Legally, if Dad and/or your wife does not have a restraining order, and if your wife is a valid resident and she invites you in, you have the right to enter. Practically, when Dad calls the police, you never know how they will interpret the situation, and may escort you out at best, or arrest you at worst. Also, if you make Dad angry, it just may put more stress on your wife, (including the possibility of being asked to leave), in a situation which seems to already be very stressful for your wife.
Technically this is not a landlord/tenant question. However, you would not be trespassing if you are invited in by a bone-fide resident (assuming she is an adult). However, the police may take a different view of the matter if called by the owner. More importantly, the question remains as to the effect of the matter upon the relationship of father-daughter and her ability to remain a resident of her father's house. There is no "correct" answer to this question since so many other factors could come into play.
Mr. Freitas is an attorney licensed in the State of California. The answer provided here is general information and not intended to be specific legal advice. There is not attorney client relationship created by Mr. Freitas' answering any question on this website.
Be careful on this one. It is his house, so academically you would be subject to arrest for trespassing there if uninvited. However, it is legally probably not trespassing. I would simply avoid going to his house, as tough as that may be.
If she is legitimately living there (and not just temporarily), she can have guests so you wouldn't be trespassing. I am assuming there are no restraining orders against you....
But if you make it awkward for her, she could get booted out as well.
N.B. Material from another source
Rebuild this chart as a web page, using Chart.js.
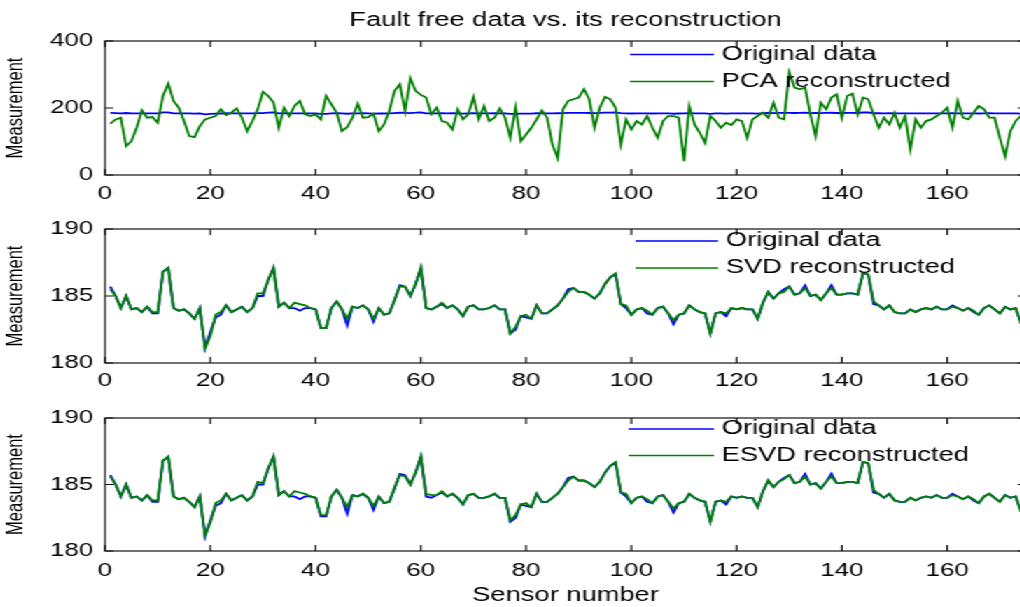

If suggest patching things up the best you can before risking an arrest at a minimum or a restraining order being pursued.
I normally don't add additional specific disclaimers, but I will here.
Do NOT rely on my (or any) answer here to determine the legality of your actions. We don't know ALL the facts and something you haven't told is may well change the analysis.
The above answer is for general information only and is based on the information you posted. Every case is fact dependent, so to get a thorough analysis of your situation, you will need to consult face to face with an attorney licensed to practice in the jurisdiction where the incident took place. Do not conclusively rely on any information posted online when deciding what to do about your case.